Perhaps most distracting is the presence of some of the voice actors. The same actor who voiced Geralt in The Witcher series voices Victor Vran. The titular character is a monster hunter in a steam-punk inspired, medieval world. It’s distractedly similar to The Witcher in many ways, not to the point of imitation, but more in a sense of accidental ode. Luckily, few are sticking with Victor Vran for it’s story.
The game begins with a tutorial of sorts. You learn the basics of movement and combat. Players are given the option of using either a mouse and keyboard or a controller (I went with the controller). Both options have their limitations, as one would expect, but I found the controller implementation to be well-handled. Again, it doesn’t quite match up to what Blizzard was able to accomplish with Diablo 3 on consoles, but it’s more than serviceable. In fact, the console ports of Diablo 3 always felt a bit more arcadey than their PC counterpart. Victor Vran‘s controller utilization feels much more in line with the mouse and keyboard’s more strategy-lite feeling.
Following the tutorial, you’re given the option of choosing one of three classes. All classes are still Victor, but they play decidedly different. There’s the wizard-like character, who specializes in magic, a rogue-like character with quick, but light, attacks and a specialization in distance-based attacks, and the warrior-like character. Seeing as how the tutorial was all done from the warrior’s perspective,t he sudden change was jarring, and did little to encourage me to explore options outside of the warrior class.
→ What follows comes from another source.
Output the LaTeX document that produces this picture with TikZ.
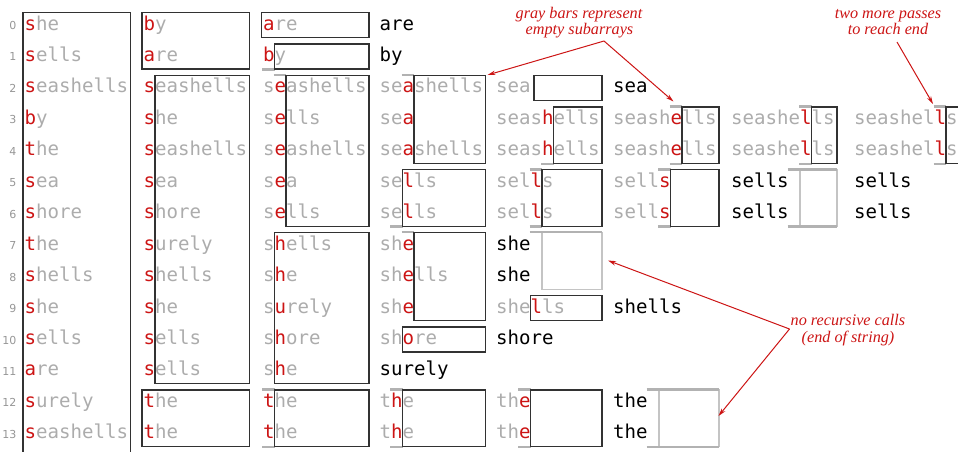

Actual combat is fast and fluid. Each weapon has it’s own basic attack and two limited special attacks. With the press of a button, you’re able to swap between two different weapons. This adds a lot of strategy to the mix. For example, fighting a powerful monster might require the use of multiple special abilities. Thanks to the two weapon system, you could use the two specials of weapon A, switch weapons, and then use the specials of weapon B. Adding to this is the Demon abilities, which are dictated by an Overcharge meter. As you kill enemies, your Overcharge meter fills. Once full, Victor can unleash a powerful Demon attack which lays waste to hordes of monsters at once. Once you’ve leveled Victor up enough, you’re able to have multiple Demon attacks on hand. Demon attacks can be swapped out for others that are picked up from killing enemies.
The biggest issue I run into in loot heavy games such as this (and Diablo, Borderlands, Torchlight, etc.) is that most of the loot feels unimportant, since it’s less powerful than what I’ve already equipped. I tend to find myself sorting through garbage to find pearls. Unfortunately, Victor Vran isn’t really any different. It does add “Uncommon” versions of Common items, and that certainly adds to the excitement, but only to minimal effects.
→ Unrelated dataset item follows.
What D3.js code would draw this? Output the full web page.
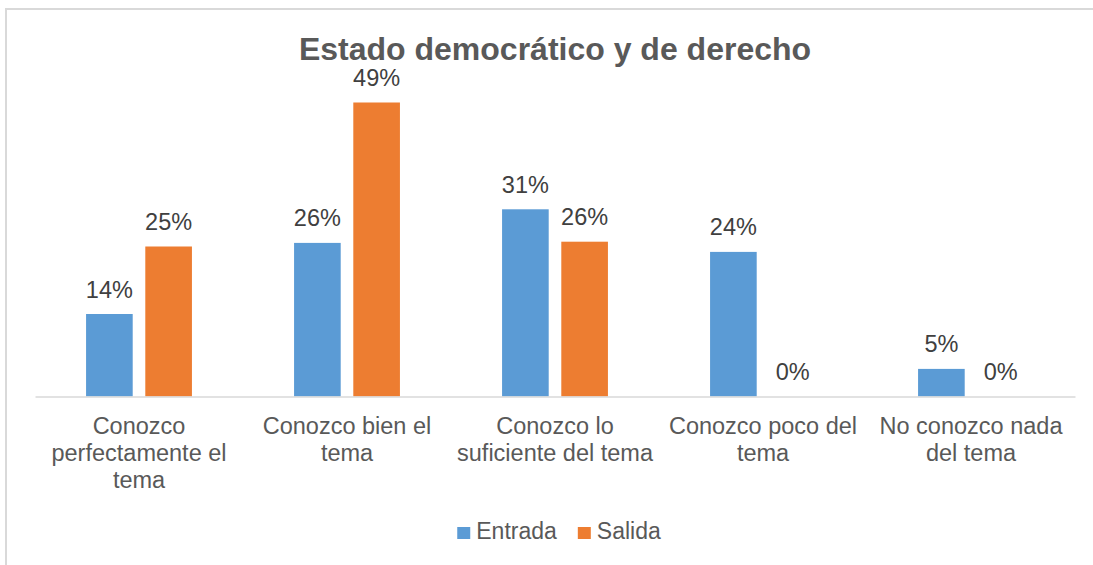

Perhaps what Victor Vran does best for the genre is in how it increases Victor’s levels. It puts an end to much of the min-maxing found in so many other RPGs, and gives you a set upgrade based on your level. For example, at level 15, your ability to wear various outfits can now have larger effects on how you play. At each level you’re given the choice between three different items which, generally speaking, cater to whatever you unlocked by leveling-up. This does away entirely with the tedious nature of leveling found in most RPGs. There’s no need to sit and worry about the choice you made being the wrong one, and instead allows you to just enjoy the action and manage your inventory.
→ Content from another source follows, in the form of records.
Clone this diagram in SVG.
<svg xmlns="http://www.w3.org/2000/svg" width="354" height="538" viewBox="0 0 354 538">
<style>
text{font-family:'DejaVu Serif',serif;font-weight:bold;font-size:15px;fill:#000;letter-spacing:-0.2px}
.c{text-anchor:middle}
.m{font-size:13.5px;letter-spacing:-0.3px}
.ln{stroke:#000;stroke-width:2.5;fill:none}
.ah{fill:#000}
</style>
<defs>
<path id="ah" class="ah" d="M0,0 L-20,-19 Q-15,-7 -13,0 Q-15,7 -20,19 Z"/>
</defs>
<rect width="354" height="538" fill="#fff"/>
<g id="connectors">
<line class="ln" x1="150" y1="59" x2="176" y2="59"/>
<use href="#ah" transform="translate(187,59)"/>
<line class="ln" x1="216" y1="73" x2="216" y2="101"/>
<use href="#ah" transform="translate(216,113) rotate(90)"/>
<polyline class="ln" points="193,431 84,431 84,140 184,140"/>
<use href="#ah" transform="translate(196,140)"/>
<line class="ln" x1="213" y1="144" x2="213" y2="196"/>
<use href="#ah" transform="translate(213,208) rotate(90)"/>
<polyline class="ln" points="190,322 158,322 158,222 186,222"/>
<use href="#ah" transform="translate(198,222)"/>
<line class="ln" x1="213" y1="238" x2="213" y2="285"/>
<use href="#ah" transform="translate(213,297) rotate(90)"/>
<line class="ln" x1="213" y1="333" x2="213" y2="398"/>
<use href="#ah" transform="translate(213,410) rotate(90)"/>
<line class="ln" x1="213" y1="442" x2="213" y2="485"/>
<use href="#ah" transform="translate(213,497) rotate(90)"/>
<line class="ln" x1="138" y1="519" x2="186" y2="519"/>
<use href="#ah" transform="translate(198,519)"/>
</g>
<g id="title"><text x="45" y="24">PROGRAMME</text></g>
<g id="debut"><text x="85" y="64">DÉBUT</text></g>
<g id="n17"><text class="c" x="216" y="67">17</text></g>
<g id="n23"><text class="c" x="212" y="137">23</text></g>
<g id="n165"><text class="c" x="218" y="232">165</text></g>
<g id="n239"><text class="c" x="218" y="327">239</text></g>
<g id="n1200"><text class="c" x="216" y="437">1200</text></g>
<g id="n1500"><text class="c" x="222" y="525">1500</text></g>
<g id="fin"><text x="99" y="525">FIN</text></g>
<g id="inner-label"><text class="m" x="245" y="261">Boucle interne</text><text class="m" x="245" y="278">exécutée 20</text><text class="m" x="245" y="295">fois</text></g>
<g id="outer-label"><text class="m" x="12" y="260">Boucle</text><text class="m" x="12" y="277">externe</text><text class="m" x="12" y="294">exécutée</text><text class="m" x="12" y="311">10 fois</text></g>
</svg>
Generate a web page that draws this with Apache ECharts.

Victor Vransidesteps traditional sidequests, which tend to get messy and distract from the main quest. Instead, each map has 5 bonus objectives which are all fairly simple in nature, even if some are frustrating to complete. Some examples would be finding all of the hidden treasure chests, killing x-many monsters in x-many seconds, or killing x-many monsters with a specific weapon. The payout you get for completing each is substantial enough that you’re driven to actually complete them.
Victor Vran does little to set itself apart from the likes of Diablo, Torchlight, and the Van Helsing series. Instead, it chooses to focus on tight gameplay with excellent controls and does away with a lot of the tediousness of the genre. It’s a game that has benefitted entirely from the Early Access program and is a shining example of what can be done when giving players access to games early.